Task objective: Return exactly, and only, the lines from the one holding "Write a Python" through the one holding "plt.rcParams['font.stretch'] = 'condensed'", both included; the pictures stay out.

[START Supplied information]

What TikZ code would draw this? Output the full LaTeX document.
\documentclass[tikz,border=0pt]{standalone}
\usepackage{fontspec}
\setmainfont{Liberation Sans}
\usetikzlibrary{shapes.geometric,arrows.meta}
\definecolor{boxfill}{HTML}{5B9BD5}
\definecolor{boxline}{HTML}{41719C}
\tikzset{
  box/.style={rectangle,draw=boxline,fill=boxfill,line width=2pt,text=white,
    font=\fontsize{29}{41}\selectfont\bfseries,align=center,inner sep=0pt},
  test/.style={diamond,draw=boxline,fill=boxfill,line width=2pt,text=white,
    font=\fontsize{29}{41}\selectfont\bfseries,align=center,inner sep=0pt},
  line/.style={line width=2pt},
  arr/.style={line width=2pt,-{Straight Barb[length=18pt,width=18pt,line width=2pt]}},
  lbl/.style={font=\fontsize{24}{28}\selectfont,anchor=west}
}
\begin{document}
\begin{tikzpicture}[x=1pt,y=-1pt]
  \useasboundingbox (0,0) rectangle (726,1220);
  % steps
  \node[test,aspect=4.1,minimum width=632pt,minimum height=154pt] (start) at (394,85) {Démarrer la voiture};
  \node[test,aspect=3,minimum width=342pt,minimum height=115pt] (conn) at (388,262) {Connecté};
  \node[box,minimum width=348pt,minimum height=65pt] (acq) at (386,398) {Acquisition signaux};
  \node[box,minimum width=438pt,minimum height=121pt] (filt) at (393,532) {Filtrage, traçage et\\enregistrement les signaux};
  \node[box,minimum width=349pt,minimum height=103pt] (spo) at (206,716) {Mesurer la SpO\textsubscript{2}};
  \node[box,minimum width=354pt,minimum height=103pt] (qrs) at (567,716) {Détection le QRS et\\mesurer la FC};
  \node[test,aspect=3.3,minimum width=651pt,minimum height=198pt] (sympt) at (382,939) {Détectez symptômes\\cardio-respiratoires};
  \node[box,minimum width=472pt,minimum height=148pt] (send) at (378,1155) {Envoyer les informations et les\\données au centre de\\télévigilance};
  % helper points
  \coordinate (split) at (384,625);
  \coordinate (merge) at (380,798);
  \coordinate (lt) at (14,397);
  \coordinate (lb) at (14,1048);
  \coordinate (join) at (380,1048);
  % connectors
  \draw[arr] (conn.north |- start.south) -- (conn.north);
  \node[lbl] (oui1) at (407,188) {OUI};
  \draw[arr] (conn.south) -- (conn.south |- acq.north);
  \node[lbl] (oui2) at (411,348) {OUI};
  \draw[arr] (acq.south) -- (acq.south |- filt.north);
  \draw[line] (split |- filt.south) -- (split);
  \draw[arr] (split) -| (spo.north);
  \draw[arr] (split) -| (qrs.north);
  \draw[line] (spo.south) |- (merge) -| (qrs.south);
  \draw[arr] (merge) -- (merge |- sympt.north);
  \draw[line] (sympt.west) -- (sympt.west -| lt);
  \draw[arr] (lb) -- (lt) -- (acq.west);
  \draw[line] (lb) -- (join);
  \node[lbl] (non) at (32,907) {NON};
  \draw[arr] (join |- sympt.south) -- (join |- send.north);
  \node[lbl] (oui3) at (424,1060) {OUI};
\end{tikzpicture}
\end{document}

[END Supplied information]
[START Supplied information]

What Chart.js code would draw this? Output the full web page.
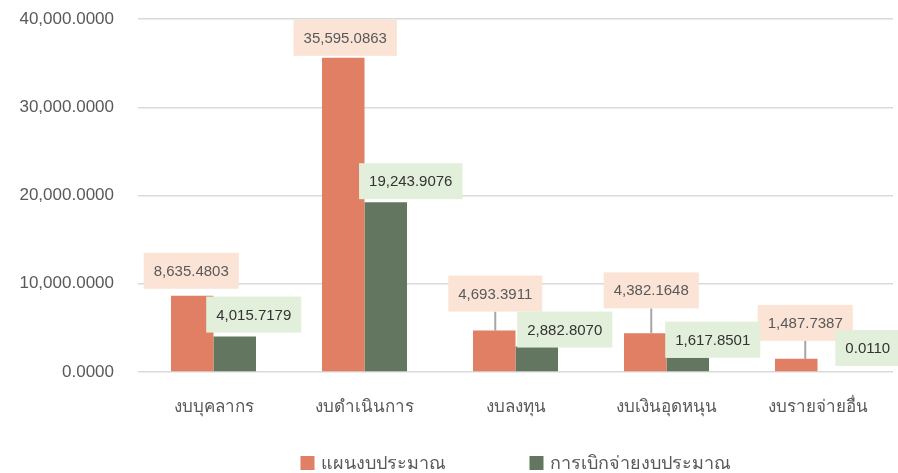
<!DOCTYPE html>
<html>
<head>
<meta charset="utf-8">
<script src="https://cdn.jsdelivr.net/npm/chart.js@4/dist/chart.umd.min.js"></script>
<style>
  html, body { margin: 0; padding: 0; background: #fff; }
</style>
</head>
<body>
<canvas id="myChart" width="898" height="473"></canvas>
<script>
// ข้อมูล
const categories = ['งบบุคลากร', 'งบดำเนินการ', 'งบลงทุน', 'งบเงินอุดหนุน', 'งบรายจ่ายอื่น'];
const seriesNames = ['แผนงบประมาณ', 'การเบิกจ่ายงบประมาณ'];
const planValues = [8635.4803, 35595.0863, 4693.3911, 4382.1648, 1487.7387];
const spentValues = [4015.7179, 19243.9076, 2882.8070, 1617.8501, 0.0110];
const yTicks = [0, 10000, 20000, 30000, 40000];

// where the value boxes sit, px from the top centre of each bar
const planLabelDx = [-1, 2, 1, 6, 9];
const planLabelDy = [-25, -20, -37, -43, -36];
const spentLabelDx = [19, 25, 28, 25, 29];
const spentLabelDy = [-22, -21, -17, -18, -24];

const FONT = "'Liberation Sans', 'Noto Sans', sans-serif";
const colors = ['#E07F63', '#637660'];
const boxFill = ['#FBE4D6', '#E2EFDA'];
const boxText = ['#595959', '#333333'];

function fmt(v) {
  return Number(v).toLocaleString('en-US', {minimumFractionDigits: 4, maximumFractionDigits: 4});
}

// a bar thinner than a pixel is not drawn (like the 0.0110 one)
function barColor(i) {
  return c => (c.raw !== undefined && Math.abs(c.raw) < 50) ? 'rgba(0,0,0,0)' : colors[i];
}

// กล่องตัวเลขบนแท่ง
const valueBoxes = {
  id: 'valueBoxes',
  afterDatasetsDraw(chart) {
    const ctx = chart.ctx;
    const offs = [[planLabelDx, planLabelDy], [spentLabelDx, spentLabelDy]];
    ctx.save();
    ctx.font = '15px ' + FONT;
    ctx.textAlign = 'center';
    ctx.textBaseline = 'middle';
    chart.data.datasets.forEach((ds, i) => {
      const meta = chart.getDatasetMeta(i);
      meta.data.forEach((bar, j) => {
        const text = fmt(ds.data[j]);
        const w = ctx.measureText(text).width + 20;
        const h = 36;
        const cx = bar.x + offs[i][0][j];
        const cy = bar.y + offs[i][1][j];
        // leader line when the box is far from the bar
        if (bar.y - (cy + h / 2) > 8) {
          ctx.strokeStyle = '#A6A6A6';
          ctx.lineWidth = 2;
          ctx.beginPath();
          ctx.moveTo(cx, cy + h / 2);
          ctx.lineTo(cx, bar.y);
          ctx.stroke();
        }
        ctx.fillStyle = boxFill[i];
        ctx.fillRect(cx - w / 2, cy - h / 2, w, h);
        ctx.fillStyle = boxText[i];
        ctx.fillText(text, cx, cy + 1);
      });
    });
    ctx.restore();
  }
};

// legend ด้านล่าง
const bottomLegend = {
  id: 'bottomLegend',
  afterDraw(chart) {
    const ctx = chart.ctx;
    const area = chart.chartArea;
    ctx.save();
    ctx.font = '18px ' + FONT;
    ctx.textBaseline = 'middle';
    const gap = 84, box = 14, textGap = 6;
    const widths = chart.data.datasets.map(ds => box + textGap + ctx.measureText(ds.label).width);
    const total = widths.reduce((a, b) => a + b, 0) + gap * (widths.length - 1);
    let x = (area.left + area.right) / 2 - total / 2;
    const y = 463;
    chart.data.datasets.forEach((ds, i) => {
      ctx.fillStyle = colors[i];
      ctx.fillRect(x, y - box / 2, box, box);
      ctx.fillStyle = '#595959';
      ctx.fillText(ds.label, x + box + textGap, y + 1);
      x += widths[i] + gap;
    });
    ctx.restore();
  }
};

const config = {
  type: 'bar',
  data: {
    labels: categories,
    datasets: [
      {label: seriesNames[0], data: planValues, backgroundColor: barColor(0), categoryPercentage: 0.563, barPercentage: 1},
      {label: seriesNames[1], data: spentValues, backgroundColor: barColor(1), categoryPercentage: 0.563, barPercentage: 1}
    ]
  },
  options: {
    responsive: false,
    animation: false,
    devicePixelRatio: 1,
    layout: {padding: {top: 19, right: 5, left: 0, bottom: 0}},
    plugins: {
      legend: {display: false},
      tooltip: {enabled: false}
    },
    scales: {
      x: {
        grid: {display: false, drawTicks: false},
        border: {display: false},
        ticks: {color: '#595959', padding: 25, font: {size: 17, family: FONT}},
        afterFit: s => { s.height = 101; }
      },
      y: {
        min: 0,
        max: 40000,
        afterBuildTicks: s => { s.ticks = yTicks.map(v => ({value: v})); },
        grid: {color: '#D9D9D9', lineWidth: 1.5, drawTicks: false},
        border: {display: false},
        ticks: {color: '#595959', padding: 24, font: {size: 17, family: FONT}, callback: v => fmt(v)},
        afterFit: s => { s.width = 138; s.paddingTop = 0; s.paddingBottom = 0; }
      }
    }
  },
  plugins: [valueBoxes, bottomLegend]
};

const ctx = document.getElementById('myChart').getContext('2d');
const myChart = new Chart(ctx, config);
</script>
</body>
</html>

[END Supplied information]
[START Supplied information]

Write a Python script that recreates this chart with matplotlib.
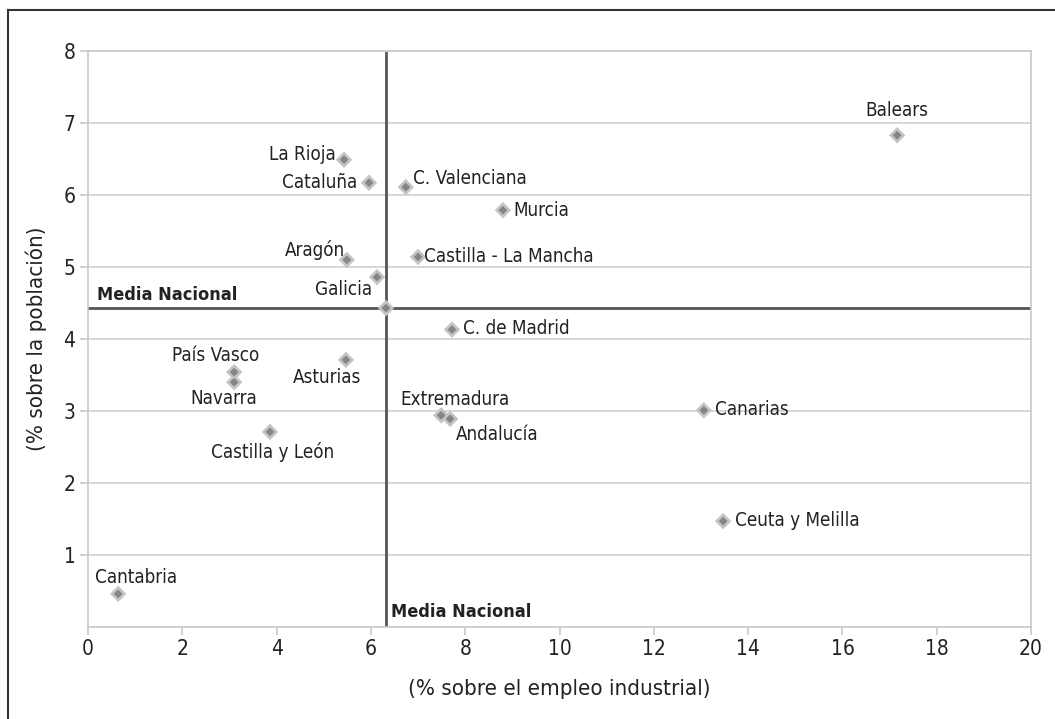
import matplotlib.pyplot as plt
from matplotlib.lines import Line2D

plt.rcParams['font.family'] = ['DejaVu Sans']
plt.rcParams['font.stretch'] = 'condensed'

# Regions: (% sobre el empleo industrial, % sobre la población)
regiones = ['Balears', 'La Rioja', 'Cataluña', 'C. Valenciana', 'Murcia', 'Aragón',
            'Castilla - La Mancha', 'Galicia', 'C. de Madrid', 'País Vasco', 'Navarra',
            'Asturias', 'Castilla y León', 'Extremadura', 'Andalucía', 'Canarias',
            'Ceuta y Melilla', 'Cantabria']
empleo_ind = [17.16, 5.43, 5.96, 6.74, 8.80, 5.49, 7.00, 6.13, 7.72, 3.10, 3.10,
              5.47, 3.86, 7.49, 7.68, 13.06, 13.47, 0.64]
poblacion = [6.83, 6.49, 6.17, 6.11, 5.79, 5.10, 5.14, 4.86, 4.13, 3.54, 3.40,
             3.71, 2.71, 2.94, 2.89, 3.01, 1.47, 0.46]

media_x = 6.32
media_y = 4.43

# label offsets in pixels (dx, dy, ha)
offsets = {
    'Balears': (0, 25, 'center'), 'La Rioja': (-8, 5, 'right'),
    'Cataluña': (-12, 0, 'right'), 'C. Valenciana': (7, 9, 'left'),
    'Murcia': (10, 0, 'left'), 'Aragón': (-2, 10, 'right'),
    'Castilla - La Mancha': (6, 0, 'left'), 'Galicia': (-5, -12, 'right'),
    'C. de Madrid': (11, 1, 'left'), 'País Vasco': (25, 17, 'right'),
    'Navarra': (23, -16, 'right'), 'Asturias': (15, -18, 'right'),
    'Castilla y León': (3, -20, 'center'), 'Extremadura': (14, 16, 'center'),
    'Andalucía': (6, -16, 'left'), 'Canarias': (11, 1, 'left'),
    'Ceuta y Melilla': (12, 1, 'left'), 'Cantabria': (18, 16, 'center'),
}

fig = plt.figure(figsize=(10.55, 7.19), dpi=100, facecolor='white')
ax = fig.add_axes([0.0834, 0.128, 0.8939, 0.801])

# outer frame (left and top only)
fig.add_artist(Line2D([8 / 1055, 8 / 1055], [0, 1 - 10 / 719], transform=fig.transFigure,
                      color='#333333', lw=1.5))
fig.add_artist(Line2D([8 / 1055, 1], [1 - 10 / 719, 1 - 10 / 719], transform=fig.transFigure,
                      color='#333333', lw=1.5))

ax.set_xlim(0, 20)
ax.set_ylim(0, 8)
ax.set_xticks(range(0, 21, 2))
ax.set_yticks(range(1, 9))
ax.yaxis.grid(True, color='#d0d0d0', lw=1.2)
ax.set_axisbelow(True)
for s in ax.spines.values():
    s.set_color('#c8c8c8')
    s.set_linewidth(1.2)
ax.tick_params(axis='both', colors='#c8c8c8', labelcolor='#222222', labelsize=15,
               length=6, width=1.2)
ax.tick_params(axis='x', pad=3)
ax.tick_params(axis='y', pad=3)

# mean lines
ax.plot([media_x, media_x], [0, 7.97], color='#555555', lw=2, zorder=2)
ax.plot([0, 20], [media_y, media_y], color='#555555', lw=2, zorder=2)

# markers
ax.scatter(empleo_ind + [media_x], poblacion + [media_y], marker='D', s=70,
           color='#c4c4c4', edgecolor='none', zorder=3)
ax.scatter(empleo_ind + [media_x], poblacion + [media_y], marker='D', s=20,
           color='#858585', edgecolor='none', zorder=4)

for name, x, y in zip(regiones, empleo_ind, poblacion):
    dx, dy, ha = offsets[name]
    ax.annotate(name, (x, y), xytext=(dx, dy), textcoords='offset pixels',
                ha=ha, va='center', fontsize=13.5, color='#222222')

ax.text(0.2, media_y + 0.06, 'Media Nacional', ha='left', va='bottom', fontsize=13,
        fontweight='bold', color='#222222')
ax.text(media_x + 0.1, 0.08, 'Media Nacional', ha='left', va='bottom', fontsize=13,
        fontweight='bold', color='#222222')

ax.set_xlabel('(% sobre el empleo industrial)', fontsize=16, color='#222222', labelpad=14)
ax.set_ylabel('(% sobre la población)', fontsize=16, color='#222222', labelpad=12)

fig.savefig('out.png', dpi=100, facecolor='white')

[END Supplied information]

Solution to this task:
Write a Python script that recreates this chart with matplotlib.
import matplotlib.pyplot as plt
from matplotlib.lines import Line2D

plt.rcParams['font.family'] = ['DejaVu Sans']
plt.rcParams['font.stretch'] = 'condensed'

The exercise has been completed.